>> Start DATA SHOWN

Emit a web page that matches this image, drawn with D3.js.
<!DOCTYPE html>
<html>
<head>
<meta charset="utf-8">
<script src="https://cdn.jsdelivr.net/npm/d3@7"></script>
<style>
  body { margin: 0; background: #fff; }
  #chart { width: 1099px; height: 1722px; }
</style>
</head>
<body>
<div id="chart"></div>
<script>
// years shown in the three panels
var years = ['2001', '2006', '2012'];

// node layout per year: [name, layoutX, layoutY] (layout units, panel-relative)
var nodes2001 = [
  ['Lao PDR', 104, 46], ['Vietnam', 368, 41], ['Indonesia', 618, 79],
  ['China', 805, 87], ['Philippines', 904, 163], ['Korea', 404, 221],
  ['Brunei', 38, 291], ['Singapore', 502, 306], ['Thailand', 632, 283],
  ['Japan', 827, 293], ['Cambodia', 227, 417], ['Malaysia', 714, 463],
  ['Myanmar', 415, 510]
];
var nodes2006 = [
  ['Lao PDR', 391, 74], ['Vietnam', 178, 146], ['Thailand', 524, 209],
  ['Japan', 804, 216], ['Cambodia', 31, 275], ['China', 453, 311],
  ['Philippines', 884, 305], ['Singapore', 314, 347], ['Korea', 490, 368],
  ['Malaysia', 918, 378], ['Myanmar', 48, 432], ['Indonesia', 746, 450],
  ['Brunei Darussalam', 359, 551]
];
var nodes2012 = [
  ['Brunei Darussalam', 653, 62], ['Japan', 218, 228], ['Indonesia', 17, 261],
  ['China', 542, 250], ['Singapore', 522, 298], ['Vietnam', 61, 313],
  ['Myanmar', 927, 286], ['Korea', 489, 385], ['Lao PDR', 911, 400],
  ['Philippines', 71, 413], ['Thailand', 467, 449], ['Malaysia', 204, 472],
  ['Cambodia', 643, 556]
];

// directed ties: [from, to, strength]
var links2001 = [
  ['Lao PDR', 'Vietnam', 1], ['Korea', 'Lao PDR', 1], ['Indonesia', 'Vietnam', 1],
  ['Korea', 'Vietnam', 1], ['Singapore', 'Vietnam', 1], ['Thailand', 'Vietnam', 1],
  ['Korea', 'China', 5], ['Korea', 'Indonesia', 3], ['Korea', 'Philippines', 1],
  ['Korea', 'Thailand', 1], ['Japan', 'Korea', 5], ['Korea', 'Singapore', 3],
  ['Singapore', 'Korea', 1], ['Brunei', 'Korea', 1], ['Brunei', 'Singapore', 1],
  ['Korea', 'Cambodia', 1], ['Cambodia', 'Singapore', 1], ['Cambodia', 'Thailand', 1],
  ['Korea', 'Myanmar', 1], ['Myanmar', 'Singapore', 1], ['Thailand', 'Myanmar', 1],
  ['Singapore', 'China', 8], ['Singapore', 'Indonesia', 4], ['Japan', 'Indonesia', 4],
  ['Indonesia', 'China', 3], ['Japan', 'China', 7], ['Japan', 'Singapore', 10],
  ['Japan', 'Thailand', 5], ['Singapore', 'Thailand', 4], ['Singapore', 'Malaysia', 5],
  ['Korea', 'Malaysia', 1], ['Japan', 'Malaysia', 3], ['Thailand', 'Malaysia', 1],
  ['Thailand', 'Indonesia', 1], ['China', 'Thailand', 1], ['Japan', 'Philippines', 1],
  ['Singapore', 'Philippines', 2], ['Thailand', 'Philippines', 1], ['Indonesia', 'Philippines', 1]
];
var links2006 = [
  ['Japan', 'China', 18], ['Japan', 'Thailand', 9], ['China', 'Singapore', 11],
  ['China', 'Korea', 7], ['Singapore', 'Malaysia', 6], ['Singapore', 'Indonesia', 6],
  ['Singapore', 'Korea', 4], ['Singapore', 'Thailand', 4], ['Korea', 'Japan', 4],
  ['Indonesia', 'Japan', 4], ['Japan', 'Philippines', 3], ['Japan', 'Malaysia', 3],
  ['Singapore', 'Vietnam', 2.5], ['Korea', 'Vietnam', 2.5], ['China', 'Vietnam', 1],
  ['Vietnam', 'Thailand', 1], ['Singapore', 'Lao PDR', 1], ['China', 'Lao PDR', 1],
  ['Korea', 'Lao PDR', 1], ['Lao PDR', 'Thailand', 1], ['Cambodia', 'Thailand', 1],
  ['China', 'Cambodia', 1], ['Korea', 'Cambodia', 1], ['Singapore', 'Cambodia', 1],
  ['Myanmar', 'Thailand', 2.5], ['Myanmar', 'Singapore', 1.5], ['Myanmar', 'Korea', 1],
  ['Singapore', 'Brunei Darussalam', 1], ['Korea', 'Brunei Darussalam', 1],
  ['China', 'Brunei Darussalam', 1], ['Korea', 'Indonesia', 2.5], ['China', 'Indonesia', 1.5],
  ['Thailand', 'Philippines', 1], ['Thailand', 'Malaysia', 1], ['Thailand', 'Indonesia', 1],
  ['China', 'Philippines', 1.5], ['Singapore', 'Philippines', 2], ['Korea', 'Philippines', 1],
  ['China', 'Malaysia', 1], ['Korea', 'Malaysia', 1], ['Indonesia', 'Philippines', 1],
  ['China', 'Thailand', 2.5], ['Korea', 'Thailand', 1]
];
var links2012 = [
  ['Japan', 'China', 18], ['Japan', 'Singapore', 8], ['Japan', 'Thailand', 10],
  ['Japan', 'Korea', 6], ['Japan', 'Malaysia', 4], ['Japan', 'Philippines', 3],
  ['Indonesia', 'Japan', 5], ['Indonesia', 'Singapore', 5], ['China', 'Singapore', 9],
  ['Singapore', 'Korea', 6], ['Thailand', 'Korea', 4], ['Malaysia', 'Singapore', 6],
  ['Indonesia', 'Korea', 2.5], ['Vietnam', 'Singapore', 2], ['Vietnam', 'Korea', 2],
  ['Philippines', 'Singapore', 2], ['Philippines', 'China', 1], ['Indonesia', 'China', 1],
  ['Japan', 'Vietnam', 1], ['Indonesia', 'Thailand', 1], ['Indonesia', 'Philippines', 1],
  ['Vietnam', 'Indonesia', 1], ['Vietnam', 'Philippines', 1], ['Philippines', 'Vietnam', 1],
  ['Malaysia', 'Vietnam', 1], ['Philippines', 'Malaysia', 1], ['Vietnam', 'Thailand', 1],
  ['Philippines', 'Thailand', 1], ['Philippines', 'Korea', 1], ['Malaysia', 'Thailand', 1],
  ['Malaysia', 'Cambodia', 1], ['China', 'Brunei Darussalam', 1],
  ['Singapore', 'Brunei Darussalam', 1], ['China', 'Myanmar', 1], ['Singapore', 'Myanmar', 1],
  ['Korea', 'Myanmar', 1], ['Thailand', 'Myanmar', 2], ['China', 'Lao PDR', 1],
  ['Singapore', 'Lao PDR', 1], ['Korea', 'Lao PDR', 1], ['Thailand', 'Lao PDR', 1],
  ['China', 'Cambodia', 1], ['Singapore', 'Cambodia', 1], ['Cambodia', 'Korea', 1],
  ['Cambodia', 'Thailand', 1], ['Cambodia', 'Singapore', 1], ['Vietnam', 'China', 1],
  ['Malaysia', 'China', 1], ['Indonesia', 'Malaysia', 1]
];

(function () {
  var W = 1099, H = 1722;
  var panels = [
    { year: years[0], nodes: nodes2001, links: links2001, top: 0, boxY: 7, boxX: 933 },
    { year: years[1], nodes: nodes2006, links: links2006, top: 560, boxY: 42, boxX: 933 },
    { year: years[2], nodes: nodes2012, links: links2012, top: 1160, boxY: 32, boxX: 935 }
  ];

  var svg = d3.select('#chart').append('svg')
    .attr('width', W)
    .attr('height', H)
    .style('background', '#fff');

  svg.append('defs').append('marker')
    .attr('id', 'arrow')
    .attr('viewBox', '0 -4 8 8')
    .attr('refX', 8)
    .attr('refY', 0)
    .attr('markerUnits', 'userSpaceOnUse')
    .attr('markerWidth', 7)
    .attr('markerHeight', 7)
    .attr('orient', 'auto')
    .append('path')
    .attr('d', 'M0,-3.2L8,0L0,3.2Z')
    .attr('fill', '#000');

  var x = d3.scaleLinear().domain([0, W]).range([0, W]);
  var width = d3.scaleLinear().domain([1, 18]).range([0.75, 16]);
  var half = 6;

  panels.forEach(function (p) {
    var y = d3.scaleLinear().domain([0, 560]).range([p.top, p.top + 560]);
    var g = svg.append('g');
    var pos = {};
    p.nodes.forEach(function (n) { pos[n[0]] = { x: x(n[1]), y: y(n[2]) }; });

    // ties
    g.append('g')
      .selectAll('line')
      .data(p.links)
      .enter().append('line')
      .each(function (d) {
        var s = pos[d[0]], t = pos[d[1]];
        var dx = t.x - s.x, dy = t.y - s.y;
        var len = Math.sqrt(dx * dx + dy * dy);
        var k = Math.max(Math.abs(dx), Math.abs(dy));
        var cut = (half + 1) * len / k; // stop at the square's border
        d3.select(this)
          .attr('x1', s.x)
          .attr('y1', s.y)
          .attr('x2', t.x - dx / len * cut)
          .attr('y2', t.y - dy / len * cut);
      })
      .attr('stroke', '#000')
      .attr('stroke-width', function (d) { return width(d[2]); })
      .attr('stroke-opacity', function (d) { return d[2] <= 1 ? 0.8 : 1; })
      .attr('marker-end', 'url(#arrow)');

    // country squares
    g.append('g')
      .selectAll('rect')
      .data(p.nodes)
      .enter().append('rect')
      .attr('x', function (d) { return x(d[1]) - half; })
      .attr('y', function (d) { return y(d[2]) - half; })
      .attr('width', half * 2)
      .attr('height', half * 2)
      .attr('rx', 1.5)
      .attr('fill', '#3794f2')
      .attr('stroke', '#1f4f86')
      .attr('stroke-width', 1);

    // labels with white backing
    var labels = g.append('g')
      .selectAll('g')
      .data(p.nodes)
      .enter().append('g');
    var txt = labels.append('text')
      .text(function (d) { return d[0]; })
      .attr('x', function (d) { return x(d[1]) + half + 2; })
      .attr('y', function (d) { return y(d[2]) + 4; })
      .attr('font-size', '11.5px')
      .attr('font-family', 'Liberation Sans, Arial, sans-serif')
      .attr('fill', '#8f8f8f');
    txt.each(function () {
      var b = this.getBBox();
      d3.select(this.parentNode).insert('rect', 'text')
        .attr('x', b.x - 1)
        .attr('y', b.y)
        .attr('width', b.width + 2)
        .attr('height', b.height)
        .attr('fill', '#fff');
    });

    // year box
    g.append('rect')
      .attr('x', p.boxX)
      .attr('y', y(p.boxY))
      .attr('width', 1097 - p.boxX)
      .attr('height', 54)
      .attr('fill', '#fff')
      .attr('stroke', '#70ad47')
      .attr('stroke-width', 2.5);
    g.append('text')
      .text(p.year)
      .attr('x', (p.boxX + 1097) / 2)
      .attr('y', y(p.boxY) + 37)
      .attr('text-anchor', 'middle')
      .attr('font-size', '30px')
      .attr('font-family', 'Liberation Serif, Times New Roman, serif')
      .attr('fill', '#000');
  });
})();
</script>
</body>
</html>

>> End DATA SHOWN

YOUR INSTRUCTIONS:
Return nothing but the lines from the first line of the listing through the line with "var years = ['2001', '2006', '2012'];", please, keeping every one of them unchanged.

COMPLETE OUTPUT:
Emit a web page that matches this image, drawn with D3.js.
<!DOCTYPE html>
<html>
<head>
<meta charset="utf-8">
<script src="https://cdn.jsdelivr.net/npm/d3@7"></script>
<style>
  body { margin: 0; background: #fff; }
  #chart { width: 1099px; height: 1722px; }
</style>
</head>
<body>
<div id="chart"></div>
<script>
// years shown in the three panels
var years = ['2001', '2006', '2012'];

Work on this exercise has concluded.